━━━━━ Recorded data
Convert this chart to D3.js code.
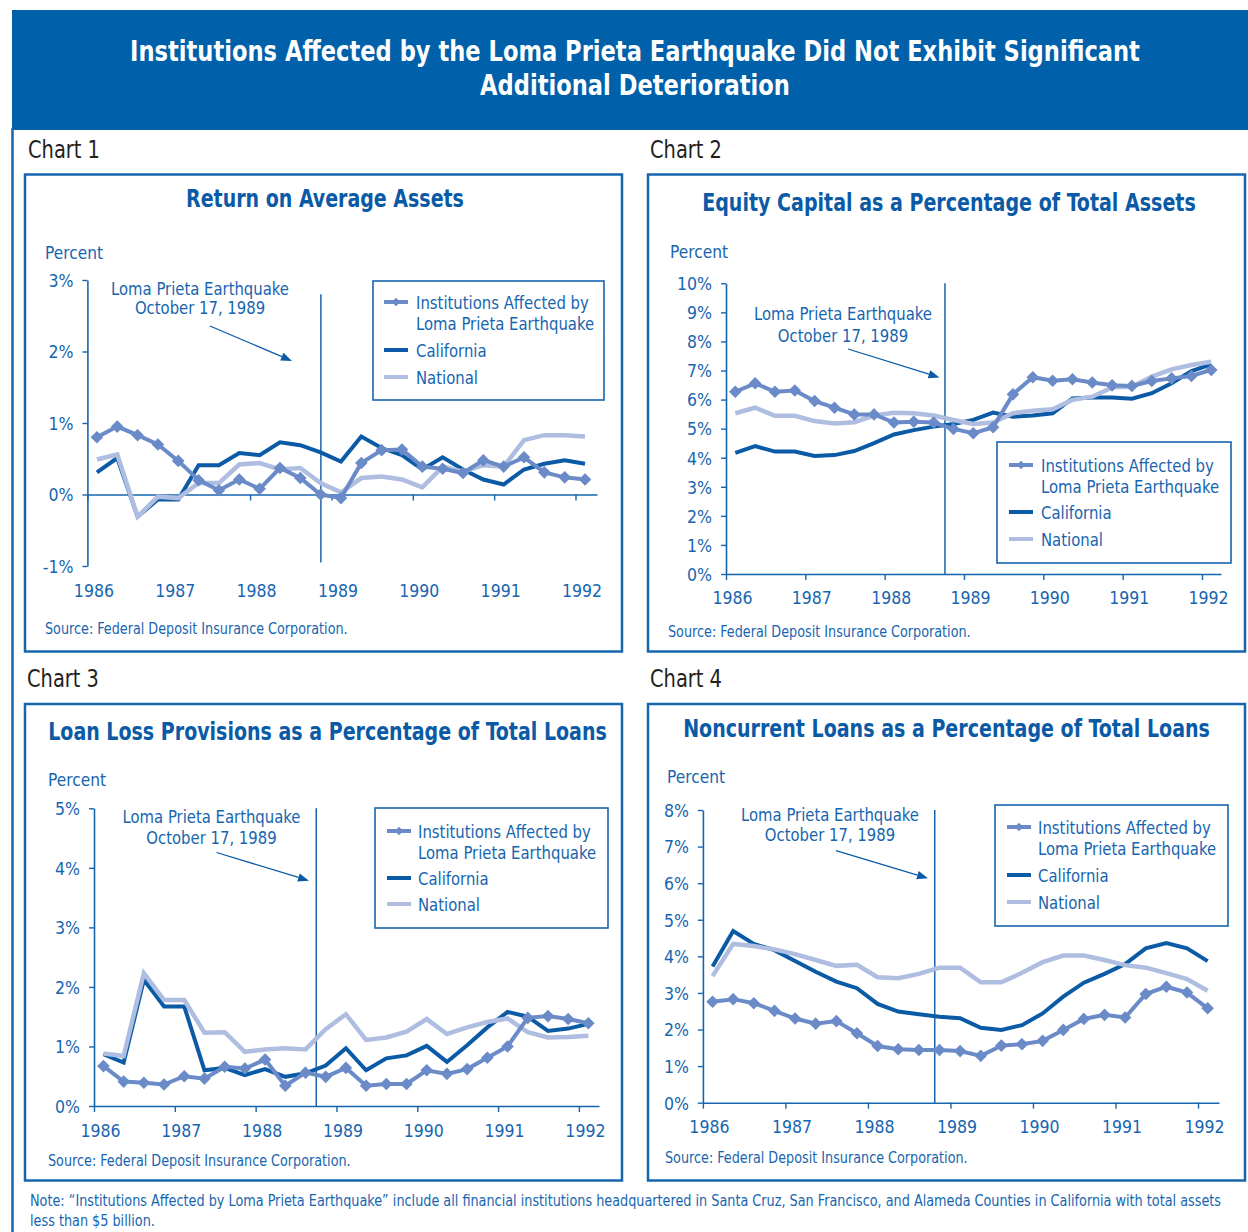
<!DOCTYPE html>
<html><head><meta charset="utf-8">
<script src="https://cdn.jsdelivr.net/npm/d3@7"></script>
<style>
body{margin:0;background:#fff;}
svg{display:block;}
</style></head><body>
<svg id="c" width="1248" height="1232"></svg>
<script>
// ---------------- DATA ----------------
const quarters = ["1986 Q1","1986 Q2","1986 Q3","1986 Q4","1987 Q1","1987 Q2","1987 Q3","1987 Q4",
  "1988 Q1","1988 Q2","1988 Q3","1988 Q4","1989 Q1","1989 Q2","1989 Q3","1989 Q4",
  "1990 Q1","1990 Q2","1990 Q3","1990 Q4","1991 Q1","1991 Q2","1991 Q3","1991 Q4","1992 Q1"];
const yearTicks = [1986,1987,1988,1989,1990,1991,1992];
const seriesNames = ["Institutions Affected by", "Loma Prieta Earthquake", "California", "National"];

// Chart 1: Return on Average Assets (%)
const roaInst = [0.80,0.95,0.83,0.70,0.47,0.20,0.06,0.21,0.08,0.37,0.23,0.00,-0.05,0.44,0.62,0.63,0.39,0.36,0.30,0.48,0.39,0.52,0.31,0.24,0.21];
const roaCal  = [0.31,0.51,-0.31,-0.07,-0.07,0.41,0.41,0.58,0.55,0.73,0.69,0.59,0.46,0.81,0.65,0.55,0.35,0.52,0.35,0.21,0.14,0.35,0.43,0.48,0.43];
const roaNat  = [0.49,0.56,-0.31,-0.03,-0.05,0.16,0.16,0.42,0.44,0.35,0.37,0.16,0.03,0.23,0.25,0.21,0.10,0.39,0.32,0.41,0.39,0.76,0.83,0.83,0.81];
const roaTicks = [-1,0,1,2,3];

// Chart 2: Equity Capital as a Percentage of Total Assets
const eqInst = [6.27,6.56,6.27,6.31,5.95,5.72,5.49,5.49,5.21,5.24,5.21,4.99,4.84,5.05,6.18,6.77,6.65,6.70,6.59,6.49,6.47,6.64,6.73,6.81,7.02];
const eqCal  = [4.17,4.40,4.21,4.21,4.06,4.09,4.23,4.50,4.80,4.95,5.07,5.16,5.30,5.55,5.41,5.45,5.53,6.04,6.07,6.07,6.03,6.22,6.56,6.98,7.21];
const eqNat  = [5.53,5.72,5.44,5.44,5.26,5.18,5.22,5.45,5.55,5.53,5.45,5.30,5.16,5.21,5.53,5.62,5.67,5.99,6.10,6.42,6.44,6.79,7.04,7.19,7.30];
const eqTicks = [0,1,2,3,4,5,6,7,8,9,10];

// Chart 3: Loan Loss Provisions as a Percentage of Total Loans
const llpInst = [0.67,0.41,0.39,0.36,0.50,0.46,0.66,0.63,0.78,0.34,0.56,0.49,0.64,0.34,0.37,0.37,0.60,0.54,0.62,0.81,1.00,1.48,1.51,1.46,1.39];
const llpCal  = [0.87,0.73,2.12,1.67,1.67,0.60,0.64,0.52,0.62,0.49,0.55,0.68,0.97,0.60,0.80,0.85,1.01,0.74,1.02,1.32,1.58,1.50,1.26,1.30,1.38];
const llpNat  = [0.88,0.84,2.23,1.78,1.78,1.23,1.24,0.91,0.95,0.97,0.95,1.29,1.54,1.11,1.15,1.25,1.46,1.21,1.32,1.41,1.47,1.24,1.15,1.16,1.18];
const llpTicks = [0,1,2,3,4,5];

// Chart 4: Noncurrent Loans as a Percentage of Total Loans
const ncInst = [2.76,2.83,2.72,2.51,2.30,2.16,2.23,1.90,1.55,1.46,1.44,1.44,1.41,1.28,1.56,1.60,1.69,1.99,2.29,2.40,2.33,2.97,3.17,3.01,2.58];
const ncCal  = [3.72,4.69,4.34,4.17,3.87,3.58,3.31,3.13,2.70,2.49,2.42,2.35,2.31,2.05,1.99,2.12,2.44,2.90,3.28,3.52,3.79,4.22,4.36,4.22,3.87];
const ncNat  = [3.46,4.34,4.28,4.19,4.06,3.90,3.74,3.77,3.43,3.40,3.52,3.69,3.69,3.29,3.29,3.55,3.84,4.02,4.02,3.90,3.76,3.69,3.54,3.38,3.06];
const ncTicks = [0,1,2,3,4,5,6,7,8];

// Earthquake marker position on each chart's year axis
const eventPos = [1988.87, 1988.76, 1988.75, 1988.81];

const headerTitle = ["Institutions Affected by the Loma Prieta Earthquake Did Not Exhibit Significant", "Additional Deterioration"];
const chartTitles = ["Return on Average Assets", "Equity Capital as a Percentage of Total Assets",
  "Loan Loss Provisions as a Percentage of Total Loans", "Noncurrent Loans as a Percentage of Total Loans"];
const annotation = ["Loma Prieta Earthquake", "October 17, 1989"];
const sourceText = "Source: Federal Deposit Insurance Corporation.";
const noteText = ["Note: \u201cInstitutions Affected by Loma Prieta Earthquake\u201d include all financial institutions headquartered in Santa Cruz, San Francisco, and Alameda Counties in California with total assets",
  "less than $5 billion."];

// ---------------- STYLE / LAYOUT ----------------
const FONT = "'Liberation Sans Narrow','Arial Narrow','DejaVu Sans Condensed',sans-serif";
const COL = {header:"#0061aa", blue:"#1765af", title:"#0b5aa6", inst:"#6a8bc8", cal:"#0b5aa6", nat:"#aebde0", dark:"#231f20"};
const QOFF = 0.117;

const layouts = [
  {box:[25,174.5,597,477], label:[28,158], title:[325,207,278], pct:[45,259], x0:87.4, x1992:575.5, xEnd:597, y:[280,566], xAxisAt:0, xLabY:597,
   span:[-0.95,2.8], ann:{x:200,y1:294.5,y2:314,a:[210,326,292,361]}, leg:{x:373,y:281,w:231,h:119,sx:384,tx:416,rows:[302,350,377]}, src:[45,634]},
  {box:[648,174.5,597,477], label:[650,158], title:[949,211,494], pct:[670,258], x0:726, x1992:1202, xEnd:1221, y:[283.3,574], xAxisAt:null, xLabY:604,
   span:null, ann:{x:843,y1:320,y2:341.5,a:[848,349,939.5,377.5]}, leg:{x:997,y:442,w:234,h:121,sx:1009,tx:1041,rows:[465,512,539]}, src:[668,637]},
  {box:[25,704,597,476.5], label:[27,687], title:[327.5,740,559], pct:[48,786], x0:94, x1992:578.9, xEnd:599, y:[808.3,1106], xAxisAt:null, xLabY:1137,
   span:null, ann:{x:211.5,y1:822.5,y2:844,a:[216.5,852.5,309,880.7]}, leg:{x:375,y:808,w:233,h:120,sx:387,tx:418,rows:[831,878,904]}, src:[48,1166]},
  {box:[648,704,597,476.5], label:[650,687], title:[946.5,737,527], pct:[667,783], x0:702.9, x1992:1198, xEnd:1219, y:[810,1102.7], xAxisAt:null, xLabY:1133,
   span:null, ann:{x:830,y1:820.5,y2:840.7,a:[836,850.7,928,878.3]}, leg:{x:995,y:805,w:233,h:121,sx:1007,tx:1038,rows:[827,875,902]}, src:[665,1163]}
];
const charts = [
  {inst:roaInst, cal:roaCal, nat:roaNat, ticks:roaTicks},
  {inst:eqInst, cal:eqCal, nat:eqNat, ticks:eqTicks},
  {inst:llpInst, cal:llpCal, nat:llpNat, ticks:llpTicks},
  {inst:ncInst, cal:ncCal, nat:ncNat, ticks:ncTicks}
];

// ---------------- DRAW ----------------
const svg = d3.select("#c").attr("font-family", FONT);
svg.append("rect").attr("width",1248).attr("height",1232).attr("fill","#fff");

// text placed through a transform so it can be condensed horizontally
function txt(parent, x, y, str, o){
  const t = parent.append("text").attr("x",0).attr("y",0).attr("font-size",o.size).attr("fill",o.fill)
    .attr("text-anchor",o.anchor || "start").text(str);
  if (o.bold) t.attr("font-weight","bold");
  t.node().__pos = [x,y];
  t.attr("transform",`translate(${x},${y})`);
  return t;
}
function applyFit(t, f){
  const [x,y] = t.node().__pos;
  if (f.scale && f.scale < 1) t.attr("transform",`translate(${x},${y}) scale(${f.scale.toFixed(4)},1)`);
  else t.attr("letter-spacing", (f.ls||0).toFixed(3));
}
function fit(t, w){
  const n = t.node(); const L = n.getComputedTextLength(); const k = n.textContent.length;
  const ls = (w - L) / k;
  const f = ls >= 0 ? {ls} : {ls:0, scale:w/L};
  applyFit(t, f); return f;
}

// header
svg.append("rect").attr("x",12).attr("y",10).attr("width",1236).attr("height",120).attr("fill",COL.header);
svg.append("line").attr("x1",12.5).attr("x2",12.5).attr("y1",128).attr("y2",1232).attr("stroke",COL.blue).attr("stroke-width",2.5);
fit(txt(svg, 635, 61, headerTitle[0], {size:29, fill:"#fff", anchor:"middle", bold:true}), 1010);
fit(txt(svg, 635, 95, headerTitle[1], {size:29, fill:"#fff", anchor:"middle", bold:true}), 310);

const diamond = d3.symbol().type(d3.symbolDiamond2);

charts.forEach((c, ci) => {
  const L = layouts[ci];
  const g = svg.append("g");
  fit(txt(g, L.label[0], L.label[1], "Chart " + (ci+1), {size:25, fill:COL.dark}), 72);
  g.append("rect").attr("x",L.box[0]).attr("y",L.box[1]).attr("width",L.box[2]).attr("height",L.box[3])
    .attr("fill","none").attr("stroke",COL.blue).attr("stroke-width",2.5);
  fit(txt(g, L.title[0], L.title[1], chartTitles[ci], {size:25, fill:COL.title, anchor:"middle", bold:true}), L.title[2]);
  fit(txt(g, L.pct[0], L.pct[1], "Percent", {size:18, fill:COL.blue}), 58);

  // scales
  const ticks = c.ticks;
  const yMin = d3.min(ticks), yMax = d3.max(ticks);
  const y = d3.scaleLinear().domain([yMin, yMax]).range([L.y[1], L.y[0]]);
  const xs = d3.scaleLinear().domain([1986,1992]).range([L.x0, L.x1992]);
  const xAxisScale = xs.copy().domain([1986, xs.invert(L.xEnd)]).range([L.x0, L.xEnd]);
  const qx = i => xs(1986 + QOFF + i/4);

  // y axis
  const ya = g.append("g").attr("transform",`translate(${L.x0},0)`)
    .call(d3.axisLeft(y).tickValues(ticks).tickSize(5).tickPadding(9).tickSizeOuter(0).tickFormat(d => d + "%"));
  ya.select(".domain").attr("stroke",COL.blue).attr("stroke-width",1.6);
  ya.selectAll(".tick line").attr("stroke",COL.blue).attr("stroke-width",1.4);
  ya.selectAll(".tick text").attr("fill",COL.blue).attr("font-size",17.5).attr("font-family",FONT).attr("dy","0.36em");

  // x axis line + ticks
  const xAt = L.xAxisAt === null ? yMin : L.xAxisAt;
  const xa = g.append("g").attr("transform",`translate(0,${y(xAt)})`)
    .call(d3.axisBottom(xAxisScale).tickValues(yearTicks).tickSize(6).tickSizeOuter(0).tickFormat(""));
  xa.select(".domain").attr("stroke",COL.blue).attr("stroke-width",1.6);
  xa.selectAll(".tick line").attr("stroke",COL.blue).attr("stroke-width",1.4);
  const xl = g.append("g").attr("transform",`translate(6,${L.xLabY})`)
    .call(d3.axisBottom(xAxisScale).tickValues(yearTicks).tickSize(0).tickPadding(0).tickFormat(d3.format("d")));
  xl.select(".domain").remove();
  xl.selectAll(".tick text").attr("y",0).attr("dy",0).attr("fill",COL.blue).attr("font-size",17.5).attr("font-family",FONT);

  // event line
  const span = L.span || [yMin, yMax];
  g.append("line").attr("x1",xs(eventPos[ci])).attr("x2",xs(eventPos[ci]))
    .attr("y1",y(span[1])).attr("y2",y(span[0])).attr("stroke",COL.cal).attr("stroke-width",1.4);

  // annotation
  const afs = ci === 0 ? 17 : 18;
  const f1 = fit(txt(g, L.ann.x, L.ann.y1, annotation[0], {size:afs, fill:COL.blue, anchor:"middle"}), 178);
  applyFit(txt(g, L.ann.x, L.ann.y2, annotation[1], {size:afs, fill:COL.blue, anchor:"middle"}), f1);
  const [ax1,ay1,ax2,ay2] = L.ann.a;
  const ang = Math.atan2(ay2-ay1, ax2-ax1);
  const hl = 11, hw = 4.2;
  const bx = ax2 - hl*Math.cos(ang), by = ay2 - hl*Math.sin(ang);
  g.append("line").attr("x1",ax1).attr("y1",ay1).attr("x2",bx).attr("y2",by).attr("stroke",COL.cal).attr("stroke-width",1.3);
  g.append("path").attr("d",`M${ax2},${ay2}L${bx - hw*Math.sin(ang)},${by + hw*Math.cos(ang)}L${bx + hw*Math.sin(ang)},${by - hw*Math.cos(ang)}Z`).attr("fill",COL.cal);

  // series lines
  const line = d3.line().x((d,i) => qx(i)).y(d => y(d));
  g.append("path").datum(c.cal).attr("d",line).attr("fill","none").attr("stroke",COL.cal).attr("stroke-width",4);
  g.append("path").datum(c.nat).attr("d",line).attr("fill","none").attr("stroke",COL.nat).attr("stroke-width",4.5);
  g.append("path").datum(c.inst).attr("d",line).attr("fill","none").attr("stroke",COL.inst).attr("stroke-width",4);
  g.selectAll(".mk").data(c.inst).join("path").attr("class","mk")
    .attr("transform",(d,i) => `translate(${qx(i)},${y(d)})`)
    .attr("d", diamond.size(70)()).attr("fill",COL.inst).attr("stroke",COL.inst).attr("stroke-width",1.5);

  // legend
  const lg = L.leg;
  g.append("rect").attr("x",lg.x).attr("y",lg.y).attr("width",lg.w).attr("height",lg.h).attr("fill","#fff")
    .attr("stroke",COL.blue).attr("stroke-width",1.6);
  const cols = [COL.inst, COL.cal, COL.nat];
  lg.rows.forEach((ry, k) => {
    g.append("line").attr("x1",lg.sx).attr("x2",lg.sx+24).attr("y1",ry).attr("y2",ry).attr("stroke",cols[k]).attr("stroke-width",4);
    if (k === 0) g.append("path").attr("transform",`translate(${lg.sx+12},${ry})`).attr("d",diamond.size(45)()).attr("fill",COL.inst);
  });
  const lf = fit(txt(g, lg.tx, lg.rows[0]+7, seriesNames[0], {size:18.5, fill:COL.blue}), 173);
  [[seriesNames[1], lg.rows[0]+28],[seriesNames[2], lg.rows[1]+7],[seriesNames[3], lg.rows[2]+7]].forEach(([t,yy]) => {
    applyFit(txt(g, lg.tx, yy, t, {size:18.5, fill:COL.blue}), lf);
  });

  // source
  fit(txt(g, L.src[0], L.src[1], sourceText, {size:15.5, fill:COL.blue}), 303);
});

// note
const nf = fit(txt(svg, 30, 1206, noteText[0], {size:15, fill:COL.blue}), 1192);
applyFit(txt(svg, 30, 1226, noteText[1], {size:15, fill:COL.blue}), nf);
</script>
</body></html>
━━━━━━━━━━
## Work to complete
Omitting all pictures, restate exactly the lines of the material from its start through the line that contains "const eqTicks = [0,1,2,3,4,5,6,7,8,9,10];".

## Worked answer
Convert this chart to D3.js code.
<!DOCTYPE html>
<html><head><meta charset="utf-8">
<script src="https://cdn.jsdelivr.net/npm/d3@7"></script>
<style>
body{margin:0;background:#fff;}
svg{display:block;}
</style></head><body>
<svg id="c" width="1248" height="1232"></svg>
<script>
// ---------------- DATA ----------------
const quarters = ["1986 Q1","1986 Q2","1986 Q3","1986 Q4","1987 Q1","1987 Q2","1987 Q3","1987 Q4",
  "1988 Q1","1988 Q2","1988 Q3","1988 Q4","1989 Q1","1989 Q2","1989 Q3","1989 Q4",
  "1990 Q1","1990 Q2","1990 Q3","1990 Q4","1991 Q1","1991 Q2","1991 Q3","1991 Q4","1992 Q1"];
const yearTicks = [1986,1987,1988,1989,1990,1991,1992];
const seriesNames = ["Institutions Affected by", "Loma Prieta Earthquake", "California", "National"];

// Chart 1: Return on Average Assets (%)
const roaInst = [0.80,0.95,0.83,0.70,0.47,0.20,0.06,0.21,0.08,0.37,0.23,0.00,-0.05,0.44,0.62,0.63,0.39,0.36,0.30,0.48,0.39,0.52,0.31,0.24,0.21];
const roaCal  = [0.31,0.51,-0.31,-0.07,-0.07,0.41,0.41,0.58,0.55,0.73,0.69,0.59,0.46,0.81,0.65,0.55,0.35,0.52,0.35,0.21,0.14,0.35,0.43,0.48,0.43];
const roaNat  = [0.49,0.56,-0.31,-0.03,-0.05,0.16,0.16,0.42,0.44,0.35,0.37,0.16,0.03,0.23,0.25,0.21,0.10,0.39,0.32,0.41,0.39,0.76,0.83,0.83,0.81];
const roaTicks = [-1,0,1,2,3];

// Chart 2: Equity Capital as a Percentage of Total Assets
const eqInst = [6.27,6.56,6.27,6.31,5.95,5.72,5.49,5.49,5.21,5.24,5.21,4.99,4.84,5.05,6.18,6.77,6.65,6.70,6.59,6.49,6.47,6.64,6.73,6.81,7.02];
const eqCal  = [4.17,4.40,4.21,4.21,4.06,4.09,4.23,4.50,4.80,4.95,5.07,5.16,5.30,5.55,5.41,5.45,5.53,6.04,6.07,6.07,6.03,6.22,6.56,6.98,7.21];
const eqNat  = [5.53,5.72,5.44,5.44,5.26,5.18,5.22,5.45,5.55,5.53,5.45,5.30,5.16,5.21,5.53,5.62,5.67,5.99,6.10,6.42,6.44,6.79,7.04,7.19,7.30];
const eqTicks = [0,1,2,3,4,5,6,7,8,9,10];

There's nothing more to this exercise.